Still the school’s magic has not managed to completely eradicate the fears of a volunteer who we brought out to the school today. A British teacher who has volunteered for us before on other projects, but has never lived in a traditional pastoralist village before. The plan is for him to work at the school for the next two weeks, helping develop the skills of our two young and inexperienced teachers. The school is remote so to do this he must stay in the nearby village, more specifically in a hut made of cow dung. To use his own words he is ‘freaking out’. I have spent part of the afternoon trying to calm his fears, real or imaginary, and help him to settle in. As I look across the tops of the darkened acacia trees towards the school I wonder how he is getting on.

The day didn’t start too well. On Saturday my UK bank card was swallowed by a greedy ATM in town, apparently it had quite an appetite all weekend and there was a queue of us at the bank first thing on Monday hoping to reclaim our cards. The bank has a policy not to return cards that have been swallowed, because of the risk of fraud, but this is northern Kenya and they give me back my card anyway.

Then we took our volunteer shopping for the things he is likely to need during his stay in the bush. As we were waiting in the market a young man we know well approached us. He is a former street boy and a few years ago we ran a project with the street boys here. Dirty and wild, charming, loyal, entrepreneurial and extremely resourceful, we came to know and really care about the crop of abandoned youth living on the streets at that time. This young man had got himself off glue and into school, a bright boy, but ultimately not suited to a restrictive regime he now works as a labourer and fixer based in the market area. He is well liked and seems to make decent money. Today though he didn’t look his normal confident, exuberant self. He silently handed me a photograph of his younger brother, a boy we had also worked with back then but had seen less of since, another bright kid. He told us his brother had died a few days ago. His brother, around 18 years old, had died in the local butchery (oops sorry, I meant to say hospital) of ‘stomach’ problems. That was all he could tell us. They are former (only just former) street boys and they are from the wrong tribe. To be honest I am surprised his brother had even been admitted, but having been even if all he had was a headache he probably would have ended up dead. Our local hospital is not one anybody speaks well of even if you are from the ‘right’ tribe.

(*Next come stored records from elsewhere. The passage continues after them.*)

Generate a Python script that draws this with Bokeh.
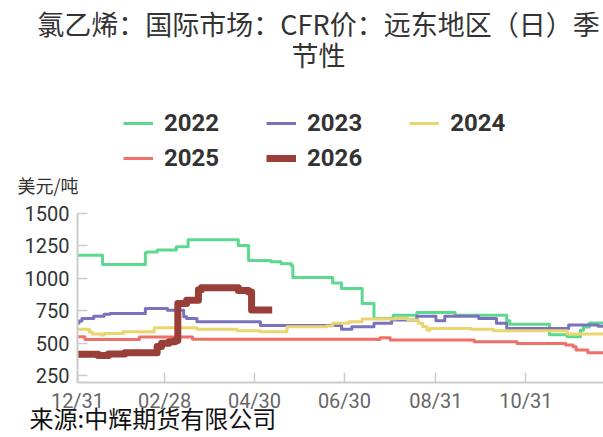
from bokeh.plotting import figure
from bokeh.models import FixedTicker, Label, Legend, LegendItem, Range1d
from bokeh.embed import file_html
from bokeh.resources import INLINE

# ---- data (day offset from 12/31, price USD/t) ----
tick_days = [0, 59, 120, 181, 243, 304]
tick_labels = ["12/31", "02/28", "04/30", "06/30", "08/31", "10/31"]
y_ticks = [250, 500, 750, 1000, 1250, 1500]

d2022 = [0, 17, 46, 47, 54, 67, 75, 109, 116, 131, 138, 145, 146, 173, 179, 193, 201, 214, 230, 256, 291, 293, 320, 332, 341, 343, 347, 357]
v2022 = [1175, 1105, 1195, 1200, 1215, 1240, 1295, 1250, 1135, 1125, 1110, 1095, 1005, 963, 920, 805, 690, 715, 736, 715, 672, 645, 565, 550, 600, 625, 655, 655]

d2023 = [0, 1, 3, 11, 18, 22, 46, 61, 72, 74, 81, 124, 179, 186, 201, 213, 230, 243, 249, 272, 284, 291, 333, 353, 357]
v2023 = [652, 670, 690, 707, 723, 728, 766, 753, 702, 690, 664, 635, 606, 626, 652, 677, 707, 672, 707, 690, 652, 613, 640, 630, 630]

d2024 = [0, 8, 10, 16, 18, 31, 52, 81, 108, 124, 142, 169, 173, 184, 193, 216, 224, 231, 234, 237, 239, 267, 282, 332, 357]
v2024 = [606, 585, 570, 562, 575, 587, 618, 606, 595, 587, 626, 631, 652, 665, 686, 690, 678, 652, 626, 600, 613, 606, 595, 570, 570]

d2025 = [0, 5, 42, 78, 203, 205, 212, 269, 298, 331, 336, 338, 346, 357]
v2025 = [549, 529, 547, 530, 529, 541, 524, 511, 498, 486, 473, 447, 427, 427]

d2026 = [0, 14, 21, 32, 54, 57, 62, 66, 68, 74, 82, 84, 109, 116, 118, 132]
v2026 = [415, 405, 416, 427, 475, 500, 511, 520, 805, 830, 910, 925, 905, 893, 755, 755]

years = ["2022", "2023", "2024", "2025", "2026"]
colors = ["#5cd98e", "#7b72bf", "#ecd46e", "#ee7068", "#9a3e39"]
widths = [3, 3, 3, 3, 7]

title1 = "氯乙烯：国际市场：CFR价：远东地区（日）季"
title2 = "节性"
unit = "美元/吨"
source = "来源:中辉期货有限公司"

# ---- layout: frame covers the whole canvas; axes are pinned inside it ----
W, H = 603, 437
X_START, X_END = 0, 356.6     # data x-span of the axes
Y_START, Y_END = 200, 1500    # data y-span of the axes
AX_L, AX_R = 77, 603          # pixel columns of x = X_START / X_END
AX_B, AX_T = 381.7, 212.5     # pixel rows of y = Y_START / Y_END
kx = (X_END - X_START) / (AX_R - AX_L)
ky = (Y_END - Y_START) / (AX_B - AX_T)
x_lo, x_hi = X_START - AX_L * kx, X_END + (W - AX_R) * kx
y_hi, y_lo = Y_END + AX_T * ky, Y_START - (H - AX_B) * ky

def dx(px):
    return x_lo + px * kx

def dy(py):
    return y_hi - py * ky

p = figure(width=W, height=H, output_backend="svg", toolbar_location=None,
           x_range=Range1d(x_lo, x_hi), y_range=Range1d(y_lo, y_hi),
           min_border=0)
p.outline_line_color = None
p.xgrid.grid_line_color = None
p.ygrid.grid_line_color = None
p.background_fill_color = "white"
p.border_fill_color = "white"

for ax in (p.xaxis[0], p.yaxis[0]):
    ax.axis_line_color = "#cccccc"
    ax.axis_line_width = 2
    ax.major_tick_line_color = "#cccccc"
    ax.major_tick_line_width = 1.5
    ax.major_tick_in = 10
    ax.major_tick_out = 0
    ax.minor_tick_line_color = None
    ax.major_label_text_font = "Roboto"
    ax.major_label_text_font_size = "20px"

p.xaxis.fixed_location = Y_START
p.xaxis.bounds = (X_START, X_END)
p.xaxis.ticker = FixedTicker(ticks=tick_days)
p.xaxis.major_label_overrides = {d: l for d, l in zip(tick_days, tick_labels)}
p.xaxis.major_label_text_color = "#666666"
p.xaxis.major_label_standoff = 7

p.yaxis.fixed_location = X_START
p.yaxis.bounds = (Y_START, Y_END)
p.yaxis.ticker = FixedTicker(ticks=y_ticks)
p.yaxis.major_label_text_color = "#333333"
p.yaxis.major_label_standoff = 8

series = [(d2022, v2022), (d2023, v2023), (d2024, v2024), (d2025, v2025), (d2026, v2026)]
renderers = []
for (xs, ys), c, w in zip(series, colors, widths):
    r = p.step(xs, ys, mode="after", line_color=c, line_width=w, line_join="round")
    renderers.append(r)

def make_legend(idx, left_px, center_py):
    items = [LegendItem(label=years[i], renderers=[renderers[i]]) for i in idx]
    lg = Legend(items=items, orientation="horizontal",
                location=(left_px, H - center_py - 14),
                padding=0, margin=0, spacing=47, label_standoff=11,
                glyph_width=30, glyph_height=28, label_height=28,
                label_text_font="Roboto", label_text_font_size="24px",
                label_text_font_style="bold", label_text_color="#333333",
                background_fill_alpha=0, border_line_alpha=0)
    p.add_layout(lg)

make_legend([0, 1, 2], 123, 123)
make_legend([3, 4], 123, 158)

def label(text, px, py, size, align="left", color="#333333"):
    p.add_layout(Label(x=dx(px), y=dy(py), text=text,
                       text_align=align, text_baseline="middle",
                       text_font="Noto Sans CJK SC", text_font_size=size,
                       text_color=color))

label(title1, 318, 23, "27px", "center")
label(title2, 318, 54, "27px", "center")
label(unit, 17, 184, "18px")
label(source, 29, 417, "24px", color="#111111")

open("out.html", "w").write(file_html(p, INLINE))
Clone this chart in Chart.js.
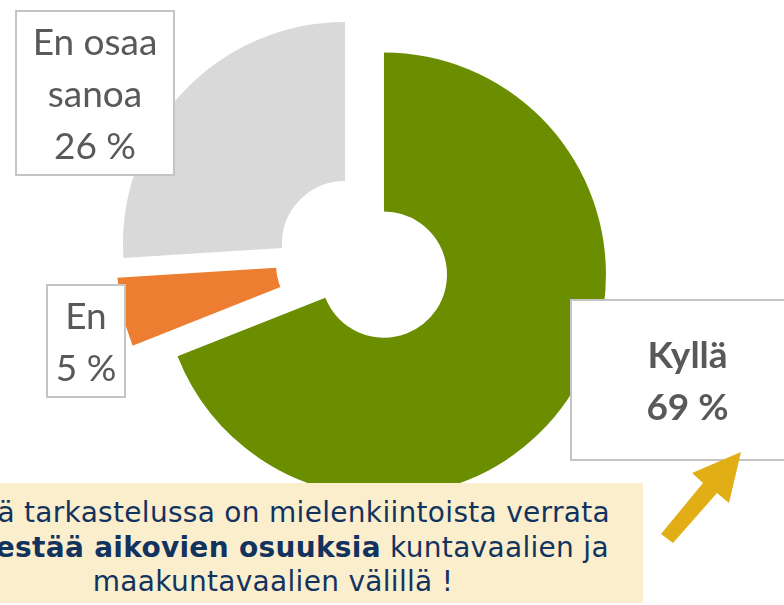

I was deeply disturbed by the news and frustrated that they hadn’t come to me before, when his brother was only sick, not dead, when perhaps I could have spent the money I now gave them for funeral bills on getting his brother to a better hospital. To perhaps help him not to die. I was so sad it felt like there was a heavy weight compressing my chest but this was just the start of a long day and after speaking with our young friend for a while we carried on. There were so many more problems to be dealt with this day, some expected, other not, and for a time I put the young man’s death to the back of my mind. But now, standing here in the almost dark, waiting for my brother-in-law to choose his ‘fat’ sheep it slips back into me, the full feeling of sadness and futility.

I see torches coming towards me and three men are soon lifting a ‘fat’ sheep into the back of the pickup. We all climb in and on. My 7 year old son squashes up against me in the front seat smelling of dust and animals and bush, falling asleep despite the bumping and jolting of the dirt track. We still have several hours to go before we will finally come to our home and collapse exhausted from another long day. This is not ‘work’ or at least nobody has paid us for what we did today. It is a mixture of family, passion and friendship that drives this kind of day. At the end, tired and perhaps emotional, I wonder why we do it, but tomorrow the sun will rise and energy and life will burst forth again and I will have my answer.